A small object is attached to a spring and performs oscillations in a vertical line. The displacement of the object at time $t$ seconds is denoted by $x$ cm.

Preliminary observations suggest that the object performs simple harmonic motion (SHM) with a period of 2 seconds about the point at which $x = 0$.

\begin{enumerate}[label=(\roman*)]
\item \begin{enumerate}[label=(\Alph*)]
\item Write down a differential equation to model this motion. [3]

\item Give the general solution of the differential equation in part (i) (A). [1]
\end{enumerate}
\end{enumerate}

Subsequent observations indicate that the object's motion would be better modelled by the differential equation
$$\frac{d^2x}{dt^2} + 2k \frac{dx}{dt} + (k^2 + 9)x = 0 \qquad (*)$$
where $k$ is a positive constant.

\begin{enumerate}[label=(\roman*)]
\setcounter{enumi}{1}
\item \begin{enumerate}[label=(\Alph*)]
\item Obtain the general solution of (*). [3]

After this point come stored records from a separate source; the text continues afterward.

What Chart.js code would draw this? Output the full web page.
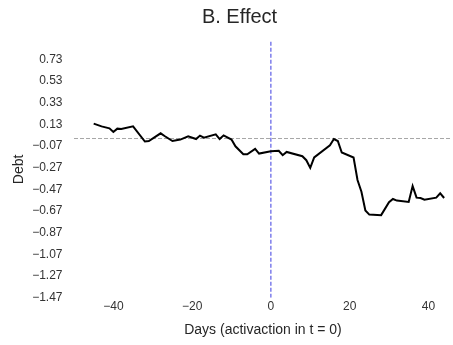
<!DOCTYPE html>
<html>
<head>
<meta charset="utf-8">
<script src="https://cdn.jsdelivr.net/npm/chart.js@4"></script>
<style>
  html, body { margin: 0; padding: 0; background: #fff; }
  #wrap { width: 453px; height: 345px; position: relative; }
</style>
</head>
<body>
<div id="wrap"><canvas id="effectChart"></canvas></div>
<script>
// datos
const days = [-45, -43, -41, -40, -39, -38, -35, -32, -31, -28, -27, -25, -23, -21,
    -19, -18, -17, -14, -13, -12, -10, -9, -7, -6, -4, -3, 0, 2,
    3, 4, 8, 9, 10, 11, 15, 16, 17, 18, 21, 22, 23, 24,
    25, 28, 30, 31, 32, 35, 36, 37, 38, 39, 42, 43, 44];
const debt = [0.137, 0.112, 0.094, 0.060, 0.091, 0.087, 0.112, -0.028, -0.023, 0.048, 0.023, -0.023, -0.010, 0.020,
    -0.005, 0.027, 0.008, 0.039, -0.005, 0.029, -0.010, -0.072, -0.145, -0.145, -0.096, -0.139, -0.117, -0.113,
    -0.154, -0.124, -0.163, -0.200, -0.271, -0.175, -0.062, -0.005, -0.023, -0.129, -0.175, -0.383, -0.491, -0.665,
    -0.702, -0.707, -0.588, -0.558, -0.573, -0.585, -0.439, -0.546, -0.549, -0.564, -0.546, -0.506, -0.549];
const yTicks = [0.73, 0.53, 0.33, 0.13, -0.07, -0.27, -0.47, -0.67, -0.87, -1.07, -1.27, -1.47];
const xTicks = [-40, -20, 0, 20, 40];
const xRange = [-50, 46];
const yRange = [-1.47, 0.9];

Chart.defaults.font.family = "'Liberation Sans', Arial, sans-serif";
Chart.defaults.color = '#333';

const fmt = (v, d) => (v < 0 ? '\u2212' : '') + Math.abs(v).toFixed(d);

// título dibujado a mano para poder centrarlo donde está en la imagen
const titlePlugin = {
    id: 'plotTitle',
    afterDraw(chart) {
        const ctx = chart.ctx;
        ctx.save();
        ctx.font = "20px 'Liberation Sans', Arial, sans-serif";
        ctx.fillStyle = '#262626';
        ctx.textAlign = 'center';
        ctx.textBaseline = 'middle';
        ctx.fillText('B. Effect', 239.5, 17.5);
        ctx.restore();
    }
};

const data = {
    datasets: [
        {
            label: 'Debt',
            data: days.map((d, i) => ({ x: d, y: debt[i] })),
            borderColor: '#000',
            borderWidth: 2,
            pointRadius: 0,
            tension: 0,
            order: 0
        },
        {
            label: 'zero',
            data: [{ x: xRange[0], y: 0 }, { x: xRange[1], y: 0 }],
            borderColor: '#a6a6a6',
            borderWidth: 1,
            borderDash: [4, 2],
            pointRadius: 0,
            order: 2
        },
        {
            label: 't = 0',
            data: [{ x: 0, y: yRange[0] }, { x: 0, y: yRange[1] }],
            borderColor: '#5b5be6',
            borderWidth: 1.2,
            borderDash: [4, 2],
            pointRadius: 0,
            order: 1
        }
    ]
};

const options = {
    responsive: true,
    maintainAspectRatio: false,
    animation: false,
    layout: { padding: { top: 41, right: 1, left: 0, bottom: 2 } },
    plugins: {
        legend: { display: false },
        tooltip: { enabled: false },
        title: { display: false }
    },
    scales: {
        x: {
            type: 'linear',
            min: xRange[0],
            max: xRange[1],
            grid: { display: false, drawTicks: false },
            border: { display: false },
            afterBuildTicks: axis => { axis.ticks = xTicks.map(v => ({ value: v })); },
            ticks: {
                padding: 2,
                maxRotation: 0,
                font: { size: 12 },
                callback: v => fmt(v, 0)
            },
            title: {
                display: true,
                text: 'Days (activaction in t = 0)',
                font: { size: 14 },
                color: '#262626',
                padding: { top: 6, bottom: 4 }
            }
        },
        y: {
            type: 'linear',
            min: yRange[0],
            max: yRange[1],
            grid: { display: false, drawTicks: false },
            border: { display: false },
            afterBuildTicks: axis => { axis.ticks = yTicks.map(v => ({ value: v })); },
            afterFit: axis => { axis.width = 74; },
            ticks: {
                padding: 11.5,
                font: { size: 12 },
                callback: v => fmt(v, 2)
            },
            title: {
                display: true,
                text: 'Debt',
                font: { size: 14 },
                color: '#262626',
                padding: { top: 11, bottom: 4 }
            }
        }
    }
};

new Chart(document.getElementById('effectChart'), {
    type: 'line',
    data: data,
    options: options,
    plugins: [titlePlugin]
});
</script>
</body>
</html>
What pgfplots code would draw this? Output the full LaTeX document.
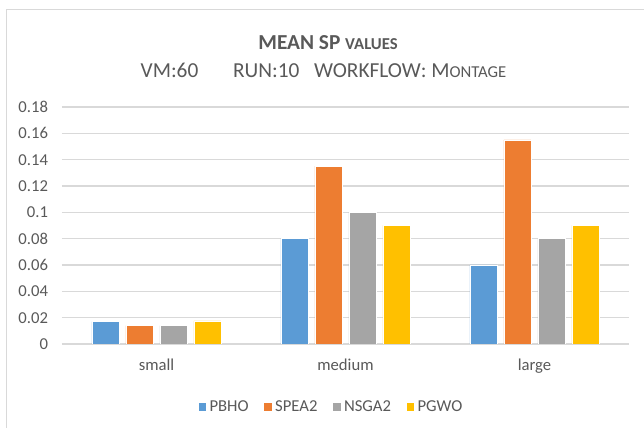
\documentclass[border=0pt]{standalone}
\usepackage{fontspec}
\setmainfont{Carlito}
\usepackage{pgfplots}
\pgfplotsset{compat=1.18}
\definecolor{cblue}{HTML}{5B9BD5}
\definecolor{corange}{HTML}{ED7D31}
\definecolor{cgray}{HTML}{A5A5A5}
\definecolor{cyellow}{HTML}{FFC000}
\definecolor{txt}{HTML}{595959}
\definecolor{gridc}{HTML}{D9D9D9}
\begin{document}
\begin{tikzpicture}
\begin{axis}[
  name=ax,
  width=425.25pt, height=177.75pt, scale only axis,
  ybar=5.25pt, bar width=20.25pt,
  xmin=-0.5, xmax=2.5, ymin=0, ymax=0.18,
  xtick={0,1,2}, xticklabels={small,medium,large},
  ytick={0,0.02,...,0.18},
  ymajorgrids, grid style={gridc, line width=0.9pt},
  axis line style={draw=none},
  major tick length=0pt,
  tick label style={font=\fontsize{12.5}{14}\selectfont, text=txt},
  /pgf/number format/assume math mode=true,
  /pgf/number format/.cd, fixed, precision=2, /pgfplots/.cd,
  yticklabel style={xshift=-7pt},
  xticklabel style={yshift=-8pt},
  legend style={at={(0.475,-0.266)}, anchor=center, legend columns=4, draw=none,
    font=\fontsize{12.5}{14}\selectfont, text=txt,
    /tikz/every even column/.append style={column sep=9pt}},
  legend image code/.code={\fill[#1] (0pt,-3pt) rectangle (6.5pt,3.5pt);},
]
\addplot[fill=cblue, draw=white, line width=0.4pt] coordinates {(0,0.017) (1,0.08) (2,0.06)};
\addplot[fill=corange, draw=white, line width=0.4pt] coordinates {(0,0.014) (1,0.135) (2,0.155)};
\addplot[fill=cgray, draw=white, line width=0.4pt] coordinates {(0,0.014) (1,0.10) (2,0.08)};
\addplot[fill=cyellow, draw=white, line width=0.4pt] coordinates {(0,0.0175) (1,0.09) (2,0.09)};
\legend{PBHO,SPEA2,NSGA2,PGWO}
\end{axis}
\begin{scope}[x=0.75pt,y=0.75pt,shift={(ax.south west)},shift={(-62,-84)}]
\useasboundingbox (0,0) rectangle (644,428);
\draw[gridc, line width=0.75pt] (7,-2) -- (7,418) -- (646,418);
\node[font=\bfseries\fontsize{16}{18}\selectfont, text=txt] at (328,385) {MEAN SP {\fontsize{12.5}{14}\selectfont VALUES}};
\node[font=\fontsize{16}{18}\selectfont, text=txt] at (323.5,358) {VM:60\hspace{26pt}RUN:10\hspace{11pt}WORKFLOW: M{\fontsize{12.5}{14}\selectfont ONTAGE}};
\end{scope}
\end{tikzpicture}
\end{document}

\item State two ways in which the motion given by this model differs from that in part (i). [2]
\end{enumerate}
\end{enumerate}

The amplitude of the object's motion is observed to reduce with a scale factor of 0.98 from one oscillation to the next.

\begin{enumerate}[label=(\roman*)]
\setcounter{enumi}{2}
\item Find the value of $k$. [3]
\end{enumerate}

At the start of the object's motion, $x = 0$ and the velocity is 12 cm s$^{-1}$ in the positive $x$ direction.

\begin{enumerate}[label=(\roman*)]
\setcounter{enumi}{3}
\item Find an equation for $x$ as a function of $t$. [4]

\item Without doing any further calculations, explain why, according to this model, the greatest distance of the object from its starting point in the subsequent motion will be slightly less than 4 cm. [2]
\end{enumerate}

\hfill \mbox{\textit{OCR MEI Further Pure Core  Q16 [18]}}